Светило малое для освещенья ночи | страница 2



Да и сама соображает, если надо. С прибалтом она не как-нибудь, а Кира. Не Лукерьей же называться. Это ее в честь бабки облагодетельствовали. А бабка, говорят, была ведьмчка, от нее детей прятали, от сглаза береглись, но пока детки прыгали здоровые. А когда заболеют — бабка их и лечила. В общем — Кира, и все тут. Приятно, современно и с прибалтом согласуется.

А потом прибалт сказал, что сестренка вроде бы в соседнем городке открылась, он быстренько туда сгоняет и вернется. Она, параллельно своей прибалтийской надежде, усомнилась и в сестре, и в соседнем городе, и в «Бьюик-Кабриолете», но улыбнулась, кивнула и села у подоконника ожидать.

За окном медлила серая городская зима, торчали обкусанные пятиэтажки, где-то внизу букашками передвигались люди, но она находилась высоко, под самой крышей, отсюда в существование людей не верилось. Она сидела тихо, смотрела в окно и ничего надлежащего не имела — ни моря, ни «Бьюика», ни прибалта, лишь маячивший в отдалении декретный отпуск. С недалекой крыши оторвалась с жестяным шумом уродливая сосулька, ударилась о балкон, разлетелась. Лушка открыла балконную дверь, подняла осколок, зажала зубами.

Запахло выхлопными газами и летней пылью. Осколок таял, зубы ломило.

— Мама, — сказала она себе внутрь и осталась без ответа.
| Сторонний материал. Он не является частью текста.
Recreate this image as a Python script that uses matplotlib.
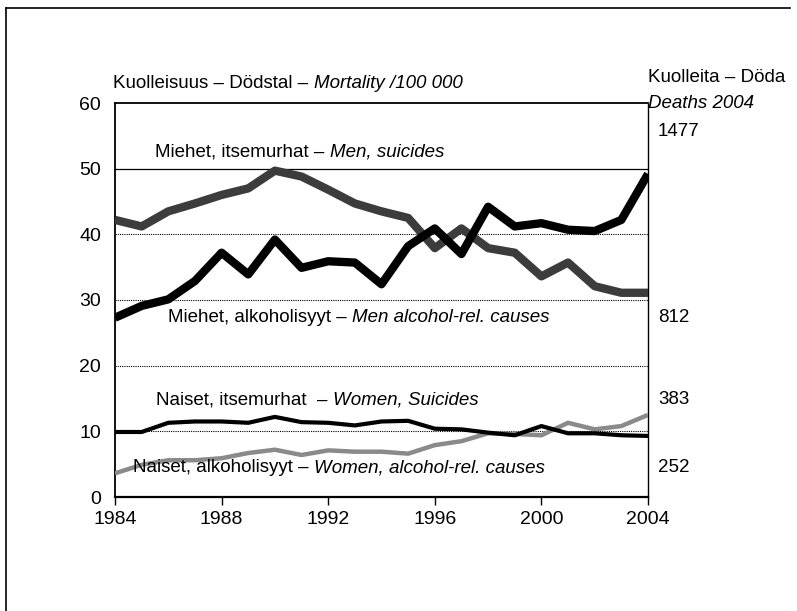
import matplotlib
matplotlib.use("Agg")
import matplotlib.pyplot as plt
from matplotlib.lines import Line2D

plt.rcParams['font.family'] = ['Liberation Sans', 'DejaVu Sans']

years = list(range(1984, 2005))
men_suicides = [42.2, 41.2, 43.5, 44.7, 46.0, 47.0, 49.7, 48.8, 46.8, 44.7, 43.5, 42.5,
                37.9, 40.9, 37.9, 37.2, 33.6, 35.7, 32.1, 31.1, 31.1]
men_alcohol = [27.3, 29.1, 30.1, 32.9, 37.2, 33.9, 39.2, 34.9, 35.9, 35.7, 32.4, 38.2,
               40.9, 37.0, 44.2, 41.2, 41.7, 40.7, 40.5, 42.2, 49.2]
women_suicides = [9.9, 9.9, 11.3, 11.5, 11.5, 11.3, 12.2, 11.4, 11.3, 10.9, 11.5, 11.6,
                  10.4, 10.3, 9.8, 9.4, 10.8, 9.7, 9.7, 9.4, 9.3]
women_alcohol = [3.6, 4.9, 5.6, 5.6, 5.9, 6.7, 7.2, 6.4, 7.1, 6.9, 6.9, 6.6,
                 7.9, 8.5, 9.7, 9.6, 9.4, 11.3, 10.3, 10.8, 12.5]
deaths_2004 = ["1477", "812", "383", "252"]
xticks = [1984, 1988, 1992, 1996, 2000, 2004]
yticks = [0, 10, 20, 30, 40, 50, 60]

W, H = 797, 611
fig = plt.figure(figsize=(W / 100, H / 100), dpi=100)

def fx(px):
    return px / W

def fy(py):
    return 1 - py / H

ax = fig.add_axes([fx(115), fy(497), fx(648) - fx(115), fy(103) - fy(497)])

ax.set_xlim(1984, 2004)
ax.set_ylim(0, 60)

# grid lines
for v in yticks[1:5]:
    ax.axhline(v, color='black', lw=0.8, ls=(0, (1, 1)), zorder=1)
ax.axhline(50, color='black', lw=0.9, zorder=1)

# data lines
ax.plot(years, men_suicides, color='#3c3c3c', lw=6.0, solid_capstyle='butt',
        solid_joinstyle='round', zorder=3)
ax.plot(years, men_alcohol, color='black', lw=6.0, solid_capstyle='butt',
        solid_joinstyle='round', zorder=4)
ax.plot(years, women_alcohol, color='#8a8a8a', lw=3.2, solid_capstyle='butt',
        solid_joinstyle='round', zorder=3)
ax.plot(years, women_suicides, color='black', lw=3.0, solid_capstyle='butt',
        solid_joinstyle='round', zorder=4)

# spines
for s in ['left', 'top', 'bottom']:
    ax.spines[s].set_color('black')
ax.spines['left'].set_linewidth(1.3)
ax.spines['top'].set_linewidth(1.3)
ax.spines['bottom'].set_linewidth(1.6)
ax.spines['right'].set_linewidth(1.0)
ax.spines['right'].set_linestyle((0, (1, 1)))

ax.set_xticks(xticks)
ax.set_xticklabels([str(t) for t in xticks])
ax.set_yticks(yticks)
ax.set_yticklabels([str(t) for t in yticks])
ax.tick_params(axis='x', direction='out', length=6, width=1.0, pad=4, labelsize=14)
ax.tick_params(axis='y', length=0, pad=10, labelsize=14)
ax.set_facecolor('white')

FS = 13.5

def two_part(px, py, regular, italic):
    t1 = fig.text(fx(px), fy(py), regular, fontsize=FS, ha='left', va='center')
    if italic:
        fig.canvas.draw()
        ax.annotate(italic, xy=(1, 0), xycoords=t1, ha='left', va='bottom',
                    fontsize=FS, style='italic', annotation_clip=False)
    return t1

two_part(113, 83, "Kuolleisuus – Dödstal – ", "Mortality /100 000")
fig.text(fx(648), fy(78), "Kuolleita – Döda", fontsize=FS, ha='left', va='center')
fig.text(fx(648), fy(104), "Deaths 2004", fontsize=FS, ha='left', va='center', style='italic')

two_part(155, 152, "Miehet, itsemurhat – ", "Men, suicides")
two_part(168, 317, "Miehet, alkoholisyyt – ", "Men alcohol-rel. causes")
two_part(156, 400, "Naiset, itsemurhat  – ", "Women, Suicides")
two_part(133, 468, "Naiset, alkoholisyyt – ", "Women, alcohol-rel. causes")

for lab, py in zip(deaths_2004, [132, 317, 400, 468]):
    fig.text(fx(658), fy(py), lab, fontsize=FS, ha='left', va='center')

# outer frame (partially visible)
fig.add_artist(Line2D([fx(6), fx(6)], [fy(8), 0], transform=fig.transFigure,
                      color='black', lw=1.2))
fig.add_artist(Line2D([fx(6), fx(790)], [fy(8), fy(8)], transform=fig.transFigure,
                      color='black', lw=1.2))

fig.savefig("out.png", dpi=100, facecolor='white')
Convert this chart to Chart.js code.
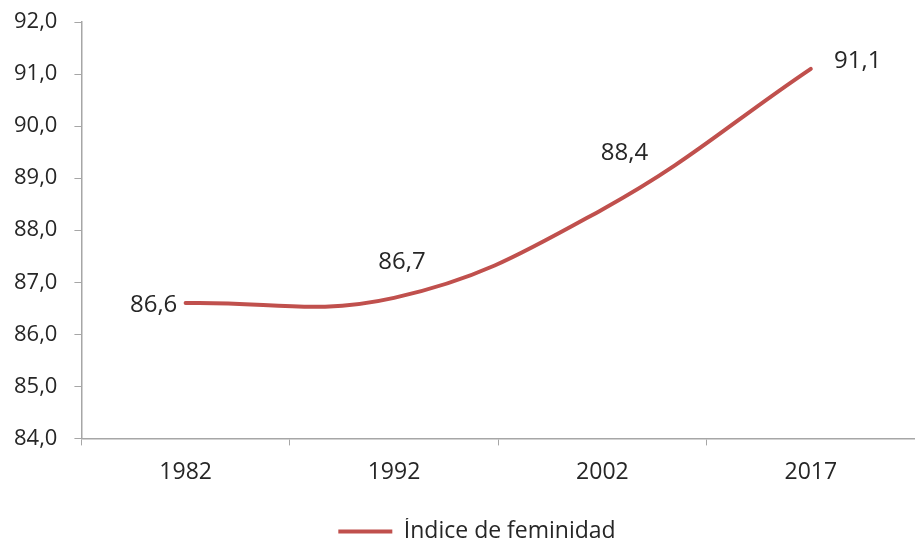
<!DOCTYPE html>
<html>
<head>
<meta charset="utf-8">
<script src="https://cdn.jsdelivr.net/npm/chart.js@4/dist/chart.umd.min.js"></script>
<style>
    html, body { margin: 0; padding: 0; background: #ffffff; }
    #wrap { width: 915px; height: 540px; position: relative; }
</style>
</head>
<body>
<div id="wrap"><canvas id="chart"></canvas></div>
<script>
// Data
const years = ['1982', '1992', '2002', '2017'];
const indiceFeminidad = [86.6, 86.7, 88.4, 91.1];
const seriesName = 'Índice de feminidad';
const yMin = 84;
const yMax = 92;

const LINE_COLOR = '#C0504D';
const TEXT_COLOR = '#262626';
const AXIS_COLOR = '#A6A6A6';
const FONT = "'Open Sans', 'Noto Sans', sans-serif";

// where each value label sits relative to its point
const labelPlacement = [
    { dx: -32, dy: 2 },
    { dx: 8, dy: -36 },
    { dx: 22, dy: -56 },
    { dx: 47, dy: -8 }
];

function formatComma(value) {
    return value.toFixed(1).replace('.', ',');
}

const valueLabels = {
    id: 'valueLabels',
    afterDatasetsDraw(chart) {
        const ctx = chart.ctx;
        const meta = chart.getDatasetMeta(0);
        ctx.save();
        ctx.font = `24px ${FONT}`;
        ctx.fillStyle = TEXT_COLOR;
        ctx.textAlign = 'center';
        ctx.textBaseline = 'middle';
        meta.data.forEach((pt, i) => {
            const p = labelPlacement[i];
            ctx.fillText(formatComma(chart.data.datasets[0].data[i]), pt.x + p.dx, pt.y + p.dy);
        });
        ctx.restore();
    }
};

// the legend sits a little right of the page centre in the original
const legendShift = {
    id: 'legendShift',
    afterLayout(chart) {
        chart.legend.left += 21;
        chart.legend.right += 21;
    }
};

document.addEventListener('DOMContentLoaded', () => {
    const ctx = document.getElementById('chart').getContext('2d');
    new Chart(ctx, {
        type: 'line',
        data: {
            labels: years,
            datasets: [{
                label: seriesName,
                data: indiceFeminidad,
                borderColor: LINE_COLOR,
                backgroundColor: LINE_COLOR,
                borderWidth: 4,
                borderCapStyle: 'round',
                pointRadius: 0,
                pointHoverRadius: 0,
                tension: 0.4,
                fill: false
            }]
        },
        options: {
            responsive: true,
            maintainAspectRatio: false,
            animation: false,
            layout: {
                padding: { left: -3, right: 0, top: 0, bottom: -13 }
            },
            plugins: {
                tooltip: { enabled: false },
                legend: {
                    position: 'bottom',
                    labels: {
                        usePointStyle: true,
                        pointStyle: 'line',
                        pointStyleWidth: 54,
                        color: TEXT_COLOR,
                        padding: 2,
                        font: { family: FONT, size: 23 }
                    }
                }
            },
            scales: {
                x: {
                    offset: true,
                    grid: {
                        offset: true,
                        drawOnChartArea: false,
                        drawTicks: true,
                        tickLength: 7,
                        color: AXIS_COLOR
                    },
                    border: { color: AXIS_COLOR, width: 1.5 },
                    ticks: {
                        color: TEXT_COLOR,
                        padding: 13,
                        maxRotation: 0,
                        font: { family: FONT, size: 23 }
                    },
                    afterFit: scale => { scale.height += 19; }
                },
                y: {
                    min: yMin,
                    max: yMax,
                    grid: {
                        drawOnChartArea: false,
                        drawTicks: true,
                        tickLength: 7,
                        color: AXIS_COLOR
                    },
                    border: { color: AXIS_COLOR, width: 1.5 },
                    ticks: {
                        stepSize: 1,
                        color: TEXT_COLOR,
                        padding: 17,
                        font: { family: FONT, size: 22 },
                        callback: value => formatComma(value)
                    },
                    afterFit: scale => { scale.paddingTop = 22; }
                }
            }
        },
        plugins: [valueLabels, legendShift]
    });
});
</script>
</body>
</html>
Мать никогда не умела отвечать.

Девчонкой Лушка сосала ледышки из луж, чтобы застудить горло и чтобы мать осталась дома и можно было видеть ее спину, когда она в ожидании врача полоскала белье в ванной, или профиль, когда она гладила ей школьную форму. Спину и профиль Лушка помнила, а лицо — нет. Даже когда мать приносила еду в постель, присаживалась на край и гладила через одеяло Лушкины ноги или похлопывала, слабо улыбаясь, по Лушкиной руке, она опять виделась сбоку. Возникало чувство, что мать хотела бы что-то сказать, но не может найти — что, а взамен улыбается бодро и пусто, от этого становилось щекотно внутри и хотелось тихо плакать. Являлась врач, всегда одна и та же толстая, усталая тетка, у которой один глаз был больше другого, и выписывала матери позволение не идти на завод, и мать этому радовалась, и Лушка полагала, что мать радуется потому, что еще раз посидит в профиль на кровати. Но мать, покрутившись между стиральной машиной и плитой, извиняющимся голосом сообщала, что сбегает на минутку и тут же вернется, и, нахватав сумок, уходила часа на три то в магазины, то в химчистку, то в сапожную мастерскую, то платить за квартиру и свет, то сдавать посуду, то еще по каким-то глупым делам, но извиняющийся голос долго перекатывался от стены к стене, и Лушка чутко его слушала, жалея, что он истончается до комариной несостоятельности, а потом и вовсе усыхает. Лушка сжималась и плакала в одиночестве и старалась плакать чуть громче, чем необходимо, чтобы мамин голос возобновился из далекой глубины, где пропал, и приблизился, и снова бы сказал любое, даже про магазин и кефирные бутылки. От усилий услышать начинало и в самом деле звучать, но как-то сложно, как бы сразу и мамой, и кем-то другим, иногда целым хором, и комната делалась плотной от чьего-то присутствия. Лушка, не ждавшая ничего, кроме матери, добросовестно пугалась, хотя страшно не было, и плакала уже по-настоящему, совсем неслышно, и даже закутывалась с головой, и теснота под одеялом становилась теплой, как мать.